Given exercise
Transcribe only the part of the material below that begins at the line containing "Rebuild this chart" and ends at the line containing "['05/28', '06/19', '07/10', '08/02', '08/23', '09/13'];", with both kept and images left out.

↓

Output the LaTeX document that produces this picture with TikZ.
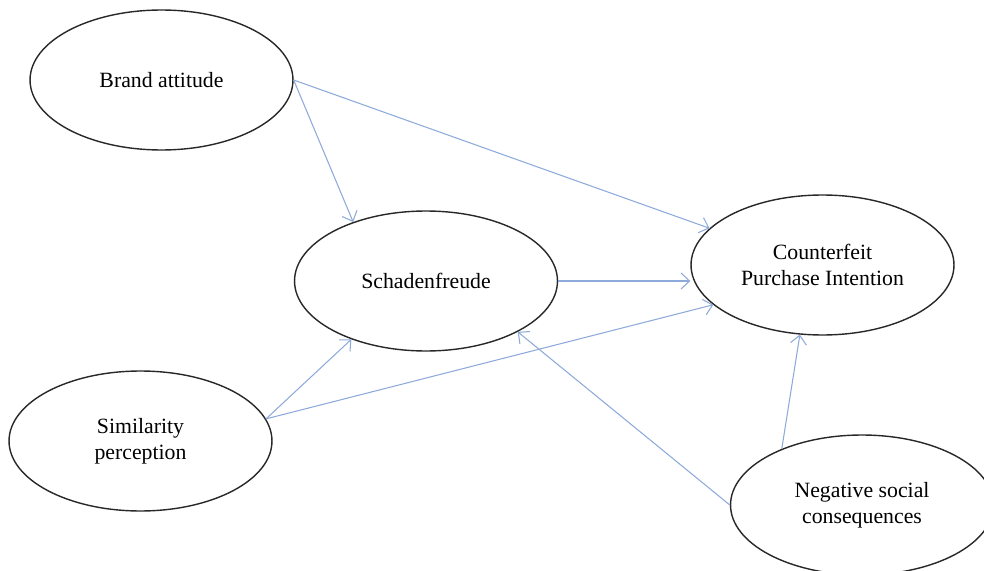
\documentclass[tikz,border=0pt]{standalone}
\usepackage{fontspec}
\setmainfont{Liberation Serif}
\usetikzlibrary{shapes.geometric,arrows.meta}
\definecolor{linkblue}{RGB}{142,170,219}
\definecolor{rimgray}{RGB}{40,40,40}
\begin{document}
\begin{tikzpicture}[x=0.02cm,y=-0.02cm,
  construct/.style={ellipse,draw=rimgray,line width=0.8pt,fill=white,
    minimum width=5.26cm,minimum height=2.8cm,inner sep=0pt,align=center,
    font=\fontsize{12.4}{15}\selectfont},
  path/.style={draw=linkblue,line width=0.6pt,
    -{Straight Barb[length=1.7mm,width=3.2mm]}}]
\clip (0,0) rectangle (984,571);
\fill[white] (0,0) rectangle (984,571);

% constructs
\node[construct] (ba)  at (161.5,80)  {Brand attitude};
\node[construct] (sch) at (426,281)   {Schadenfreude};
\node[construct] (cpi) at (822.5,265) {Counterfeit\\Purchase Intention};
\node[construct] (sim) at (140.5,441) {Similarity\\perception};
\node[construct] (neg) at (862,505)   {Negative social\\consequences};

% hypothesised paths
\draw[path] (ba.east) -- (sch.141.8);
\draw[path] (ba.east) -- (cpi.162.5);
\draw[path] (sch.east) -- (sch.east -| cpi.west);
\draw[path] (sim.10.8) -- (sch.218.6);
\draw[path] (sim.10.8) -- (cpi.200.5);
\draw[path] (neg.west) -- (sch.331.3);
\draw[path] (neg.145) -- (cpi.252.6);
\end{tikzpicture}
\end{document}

↑
↓

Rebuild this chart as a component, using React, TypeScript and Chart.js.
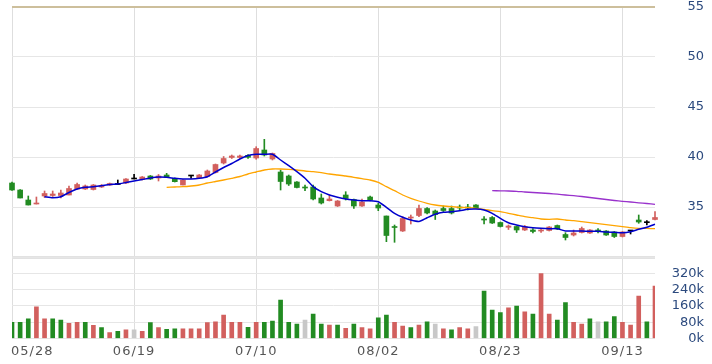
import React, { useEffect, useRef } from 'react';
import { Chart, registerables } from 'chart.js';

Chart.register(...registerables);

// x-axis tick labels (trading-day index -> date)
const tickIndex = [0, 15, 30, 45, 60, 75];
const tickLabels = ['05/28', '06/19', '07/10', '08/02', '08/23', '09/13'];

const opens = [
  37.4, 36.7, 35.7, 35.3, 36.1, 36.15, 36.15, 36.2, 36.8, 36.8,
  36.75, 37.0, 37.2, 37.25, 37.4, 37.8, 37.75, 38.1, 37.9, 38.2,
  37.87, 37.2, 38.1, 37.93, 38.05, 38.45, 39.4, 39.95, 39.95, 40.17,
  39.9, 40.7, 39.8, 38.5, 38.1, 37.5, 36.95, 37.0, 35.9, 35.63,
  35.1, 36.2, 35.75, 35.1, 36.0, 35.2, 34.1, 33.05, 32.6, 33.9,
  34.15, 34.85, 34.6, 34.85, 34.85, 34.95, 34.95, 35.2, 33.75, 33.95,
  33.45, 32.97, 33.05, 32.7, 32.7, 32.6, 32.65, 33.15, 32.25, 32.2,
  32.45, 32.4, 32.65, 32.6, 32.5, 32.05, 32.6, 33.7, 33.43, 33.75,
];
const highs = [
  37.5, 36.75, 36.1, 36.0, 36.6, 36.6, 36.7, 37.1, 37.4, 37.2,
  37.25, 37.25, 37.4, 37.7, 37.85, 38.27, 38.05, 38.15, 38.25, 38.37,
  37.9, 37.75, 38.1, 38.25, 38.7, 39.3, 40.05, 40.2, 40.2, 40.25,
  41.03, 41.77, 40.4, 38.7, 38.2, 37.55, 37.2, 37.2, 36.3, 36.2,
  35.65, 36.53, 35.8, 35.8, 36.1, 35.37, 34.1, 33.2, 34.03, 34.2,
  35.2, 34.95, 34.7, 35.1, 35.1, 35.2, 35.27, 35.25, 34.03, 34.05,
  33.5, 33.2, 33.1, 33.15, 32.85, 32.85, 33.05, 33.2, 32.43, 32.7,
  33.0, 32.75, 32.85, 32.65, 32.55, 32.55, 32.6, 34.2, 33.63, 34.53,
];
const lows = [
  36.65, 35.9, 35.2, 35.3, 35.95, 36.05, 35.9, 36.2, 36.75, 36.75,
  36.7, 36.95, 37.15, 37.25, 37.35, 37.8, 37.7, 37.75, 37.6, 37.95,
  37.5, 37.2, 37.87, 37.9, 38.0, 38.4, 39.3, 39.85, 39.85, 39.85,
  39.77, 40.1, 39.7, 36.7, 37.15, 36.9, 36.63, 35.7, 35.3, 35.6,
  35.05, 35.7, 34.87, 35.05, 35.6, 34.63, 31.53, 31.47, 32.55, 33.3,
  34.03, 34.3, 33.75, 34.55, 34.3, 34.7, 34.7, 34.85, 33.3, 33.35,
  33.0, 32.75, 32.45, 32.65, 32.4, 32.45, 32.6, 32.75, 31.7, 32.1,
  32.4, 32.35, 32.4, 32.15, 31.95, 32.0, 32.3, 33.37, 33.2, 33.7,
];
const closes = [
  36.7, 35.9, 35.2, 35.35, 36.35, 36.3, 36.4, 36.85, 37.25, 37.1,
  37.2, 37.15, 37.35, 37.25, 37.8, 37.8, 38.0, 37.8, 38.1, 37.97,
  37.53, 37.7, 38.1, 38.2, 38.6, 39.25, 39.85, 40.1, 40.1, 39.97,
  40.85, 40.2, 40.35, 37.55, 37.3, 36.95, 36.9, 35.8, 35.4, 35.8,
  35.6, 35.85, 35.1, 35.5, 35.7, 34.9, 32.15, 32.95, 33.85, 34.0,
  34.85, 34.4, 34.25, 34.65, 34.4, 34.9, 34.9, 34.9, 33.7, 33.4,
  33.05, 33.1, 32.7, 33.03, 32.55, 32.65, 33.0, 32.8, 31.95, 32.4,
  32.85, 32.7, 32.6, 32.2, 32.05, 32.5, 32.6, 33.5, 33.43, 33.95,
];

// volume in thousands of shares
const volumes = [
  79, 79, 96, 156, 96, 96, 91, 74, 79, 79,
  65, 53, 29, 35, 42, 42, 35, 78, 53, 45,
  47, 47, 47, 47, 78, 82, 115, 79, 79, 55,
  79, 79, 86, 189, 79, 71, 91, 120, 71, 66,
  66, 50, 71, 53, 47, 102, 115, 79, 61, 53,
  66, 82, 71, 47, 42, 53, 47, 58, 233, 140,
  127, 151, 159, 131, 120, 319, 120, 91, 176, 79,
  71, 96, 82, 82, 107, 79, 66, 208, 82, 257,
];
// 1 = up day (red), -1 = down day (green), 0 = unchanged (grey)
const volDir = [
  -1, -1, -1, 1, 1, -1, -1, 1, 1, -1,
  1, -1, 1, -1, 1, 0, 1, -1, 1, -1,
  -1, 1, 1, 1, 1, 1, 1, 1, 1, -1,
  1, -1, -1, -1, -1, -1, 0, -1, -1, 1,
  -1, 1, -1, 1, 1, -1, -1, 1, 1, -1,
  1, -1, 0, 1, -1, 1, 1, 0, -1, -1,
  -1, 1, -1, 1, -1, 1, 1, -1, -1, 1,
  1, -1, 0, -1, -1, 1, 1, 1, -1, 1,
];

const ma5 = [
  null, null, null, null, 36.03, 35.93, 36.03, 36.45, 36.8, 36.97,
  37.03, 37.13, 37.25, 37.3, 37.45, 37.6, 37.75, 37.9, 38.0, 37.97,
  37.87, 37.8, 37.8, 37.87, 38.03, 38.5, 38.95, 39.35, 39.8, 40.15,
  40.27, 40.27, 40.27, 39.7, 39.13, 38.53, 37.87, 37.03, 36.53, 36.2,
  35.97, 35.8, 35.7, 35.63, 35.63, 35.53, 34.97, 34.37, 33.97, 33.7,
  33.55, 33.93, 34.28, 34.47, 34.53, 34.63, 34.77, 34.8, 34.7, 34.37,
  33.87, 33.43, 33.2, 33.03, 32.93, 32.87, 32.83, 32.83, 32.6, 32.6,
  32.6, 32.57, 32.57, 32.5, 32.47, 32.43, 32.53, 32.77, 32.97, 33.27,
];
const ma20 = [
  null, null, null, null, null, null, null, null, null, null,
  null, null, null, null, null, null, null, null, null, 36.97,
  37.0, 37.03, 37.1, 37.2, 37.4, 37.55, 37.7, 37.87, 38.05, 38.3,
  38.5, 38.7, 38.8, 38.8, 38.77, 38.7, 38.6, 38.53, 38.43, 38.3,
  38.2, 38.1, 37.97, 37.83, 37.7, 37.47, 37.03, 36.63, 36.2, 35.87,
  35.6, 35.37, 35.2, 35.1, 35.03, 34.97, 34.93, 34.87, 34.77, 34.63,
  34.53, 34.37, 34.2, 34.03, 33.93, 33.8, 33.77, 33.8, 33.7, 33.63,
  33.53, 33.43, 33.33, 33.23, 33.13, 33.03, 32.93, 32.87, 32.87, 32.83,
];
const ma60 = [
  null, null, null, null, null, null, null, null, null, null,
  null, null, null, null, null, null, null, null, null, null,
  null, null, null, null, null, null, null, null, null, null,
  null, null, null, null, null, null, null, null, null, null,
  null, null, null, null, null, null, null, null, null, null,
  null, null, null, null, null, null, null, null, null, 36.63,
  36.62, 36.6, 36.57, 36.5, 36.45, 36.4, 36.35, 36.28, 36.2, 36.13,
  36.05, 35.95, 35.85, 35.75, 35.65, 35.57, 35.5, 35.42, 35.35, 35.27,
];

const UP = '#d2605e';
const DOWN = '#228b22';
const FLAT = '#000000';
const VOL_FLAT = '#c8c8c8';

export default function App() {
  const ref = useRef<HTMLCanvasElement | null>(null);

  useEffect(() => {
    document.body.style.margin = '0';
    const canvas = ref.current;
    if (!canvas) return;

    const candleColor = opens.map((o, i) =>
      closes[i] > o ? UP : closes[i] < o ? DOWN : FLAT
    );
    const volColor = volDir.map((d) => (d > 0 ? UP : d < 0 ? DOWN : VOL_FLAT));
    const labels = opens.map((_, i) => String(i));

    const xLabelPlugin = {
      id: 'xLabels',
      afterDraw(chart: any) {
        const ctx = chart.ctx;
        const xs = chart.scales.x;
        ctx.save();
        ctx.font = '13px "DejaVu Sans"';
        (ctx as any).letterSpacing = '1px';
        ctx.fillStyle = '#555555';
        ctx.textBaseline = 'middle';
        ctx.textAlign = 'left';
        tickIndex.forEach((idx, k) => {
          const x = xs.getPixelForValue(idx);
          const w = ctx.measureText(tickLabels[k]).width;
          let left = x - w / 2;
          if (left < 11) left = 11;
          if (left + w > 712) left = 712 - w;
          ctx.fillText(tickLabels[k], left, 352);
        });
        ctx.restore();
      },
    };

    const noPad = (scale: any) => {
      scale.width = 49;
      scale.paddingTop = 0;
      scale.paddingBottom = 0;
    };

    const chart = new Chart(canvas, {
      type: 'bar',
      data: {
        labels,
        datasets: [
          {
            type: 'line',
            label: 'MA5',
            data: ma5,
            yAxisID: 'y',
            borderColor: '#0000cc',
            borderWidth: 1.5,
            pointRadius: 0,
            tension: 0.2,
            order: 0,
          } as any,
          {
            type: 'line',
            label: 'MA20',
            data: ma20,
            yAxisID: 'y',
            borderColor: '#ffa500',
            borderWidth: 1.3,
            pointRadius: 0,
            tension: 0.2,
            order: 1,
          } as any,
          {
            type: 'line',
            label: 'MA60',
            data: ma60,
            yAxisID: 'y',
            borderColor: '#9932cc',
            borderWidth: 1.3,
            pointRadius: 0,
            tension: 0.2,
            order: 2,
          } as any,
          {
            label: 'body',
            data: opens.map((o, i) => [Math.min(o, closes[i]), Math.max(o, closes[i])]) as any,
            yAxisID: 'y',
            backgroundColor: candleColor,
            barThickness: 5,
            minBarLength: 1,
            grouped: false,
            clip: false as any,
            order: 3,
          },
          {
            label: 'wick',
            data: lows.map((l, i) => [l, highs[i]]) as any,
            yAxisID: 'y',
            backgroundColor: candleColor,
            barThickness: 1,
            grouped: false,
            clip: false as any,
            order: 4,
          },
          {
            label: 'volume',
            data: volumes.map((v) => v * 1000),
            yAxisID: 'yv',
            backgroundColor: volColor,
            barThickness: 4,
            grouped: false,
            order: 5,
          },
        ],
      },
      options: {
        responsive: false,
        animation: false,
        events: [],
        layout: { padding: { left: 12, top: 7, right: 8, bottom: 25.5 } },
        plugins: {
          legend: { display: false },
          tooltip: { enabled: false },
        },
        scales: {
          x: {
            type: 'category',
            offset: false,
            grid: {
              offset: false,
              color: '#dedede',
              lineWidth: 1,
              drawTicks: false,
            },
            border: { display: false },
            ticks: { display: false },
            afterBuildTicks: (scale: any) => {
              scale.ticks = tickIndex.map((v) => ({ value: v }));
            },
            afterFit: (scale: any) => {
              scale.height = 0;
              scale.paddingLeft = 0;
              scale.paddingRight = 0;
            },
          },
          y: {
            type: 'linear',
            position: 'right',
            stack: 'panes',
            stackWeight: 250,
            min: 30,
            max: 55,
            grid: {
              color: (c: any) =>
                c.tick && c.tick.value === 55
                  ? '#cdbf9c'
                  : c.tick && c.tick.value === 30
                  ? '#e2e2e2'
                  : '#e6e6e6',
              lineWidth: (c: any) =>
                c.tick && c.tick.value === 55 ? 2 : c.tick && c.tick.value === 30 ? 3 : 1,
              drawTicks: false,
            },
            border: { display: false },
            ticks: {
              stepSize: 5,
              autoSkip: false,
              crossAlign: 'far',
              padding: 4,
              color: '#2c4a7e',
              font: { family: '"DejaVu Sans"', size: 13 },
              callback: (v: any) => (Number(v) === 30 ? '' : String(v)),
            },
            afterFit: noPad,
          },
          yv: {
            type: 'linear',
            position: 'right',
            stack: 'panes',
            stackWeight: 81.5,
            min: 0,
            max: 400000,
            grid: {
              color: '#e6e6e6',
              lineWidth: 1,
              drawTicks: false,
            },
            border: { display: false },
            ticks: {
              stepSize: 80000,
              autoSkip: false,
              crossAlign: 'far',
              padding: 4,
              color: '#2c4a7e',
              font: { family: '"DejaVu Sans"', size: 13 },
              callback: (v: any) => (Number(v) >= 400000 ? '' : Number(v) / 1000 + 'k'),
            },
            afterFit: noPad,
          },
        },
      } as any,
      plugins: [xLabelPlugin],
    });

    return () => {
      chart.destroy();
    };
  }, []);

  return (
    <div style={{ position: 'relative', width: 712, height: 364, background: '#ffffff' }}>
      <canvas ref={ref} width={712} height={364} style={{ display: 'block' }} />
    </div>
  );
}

↑

Response to the task
Rebuild this chart as a component, using React, TypeScript and Chart.js.
import React, { useEffect, useRef } from 'react';
import { Chart, registerables } from 'chart.js';

Chart.register(...registerables);

// x-axis tick labels (trading-day index -> date)
const tickIndex = [0, 15, 30, 45, 60, 75];
const tickLabels = ['05/28', '06/19', '07/10', '08/02', '08/23', '09/13'];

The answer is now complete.